I was going to write about Dyscalculia--the crippling and unnerving disability I have suffered from since girlhood. Until the other day, when M.O. and I looked it up, I called it Mathlexia (which, for someone who does not suffer much lexiconically speaking, should have been immediately apparent as incongruous). Others called it slow, boneheaded, nitwitted, challenged. But if I'd been armed with such a word as dyscalculia I might never have developed my exceptionally coordinated Counting-On-Hands maneuver, or played the game my parents still delightedly play with me wherein I am given some absurd multiplication task such as 8 x 12 while they await their inevitable victory over my feeble mind, or have avoided working in retail and most monies related work because I knew I could never count change.

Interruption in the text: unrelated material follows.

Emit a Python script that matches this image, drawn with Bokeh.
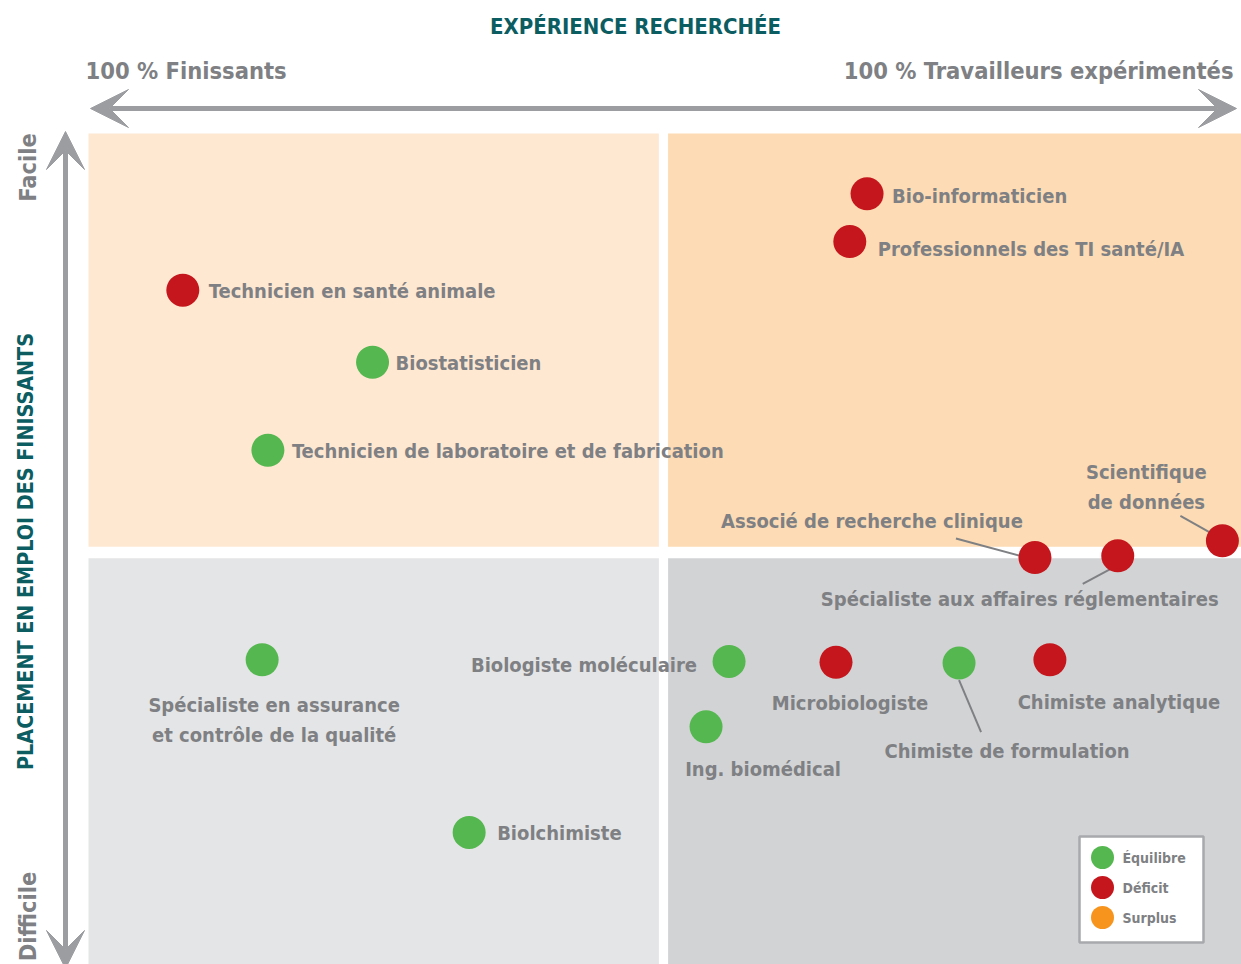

It's a real problem when I don't have exact change and the delivery person from Thai Lantern is minutes away.
I was going to write about Dyscalculia but as I walked down Montague Street this Sunday on a simple errand to the hardware store I was stopped by a performance in the blocked off street by the Martha Cordona Opera Theater. A soprano was singing a song we all know, her beautiful voice clearer than any ambient car or human sound--a little bit of extreme beauty offered for free in the middle of a Brooklyn street. I can sing. I can add. Her voice soars above city streets. My mind goes haywire when I try to subtract. And I thought, maybe I do know a little division afterall.
I'll still think of you as "boneheaded."